Despreocupados por la opinión pública, la grilla política y el respeto a las leyes, Los Zetas y otros grupos criminales van imponiendo sus condiciones sobre un territorio cada vez más vasto.

El fracaso de los esfuerzos por contener ese avance ha sido rotundo. Se puede discutir si esto ha sido por una estrategia mal diseñada por parte del gobierno federal o por la falta de colaboración de los otros Poderes y niveles de gobierno en esta lucha, pero difícilmente se puede sostener que ha habido buenos resultados.

Mientras tanto, muchos mexicanos discuten ociosamente qué fue primero, si el huevo o la gallina, si la violencia criminal o la estrategia del gobierno federal para enfrentar a la delincuencia.

Es inevitable preguntarse si lo que debiéramos estar debatiendo es cuál es el origen del problema o cuál es la mejor manera de enfrentarlo antes de que nos avasalle por completo.
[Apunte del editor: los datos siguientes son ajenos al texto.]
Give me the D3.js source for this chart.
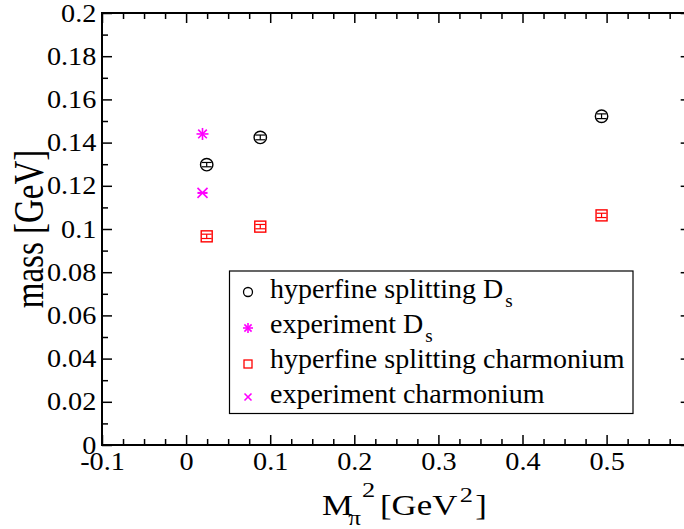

Yo creo que debería ser lo segundo.

Nuestra desesperante tendencia como país de buscar culpables en todo, en lugar de soluciones, se ve reflejada en el cálculo político de los partidos —todos ellos, aquí no hay inocentes— sobre qué posiciones se traducirán en más votos en las elecciones del año entrante.

Quedarnos en la polémica estéril de siempre, dando vueltas a los mismos lugares comunes, no tiene otro destino que apuntalar el avance del crimen organizado y su repertorio de corrupción, saqueo, secuestro, extorsión, terror y muerte.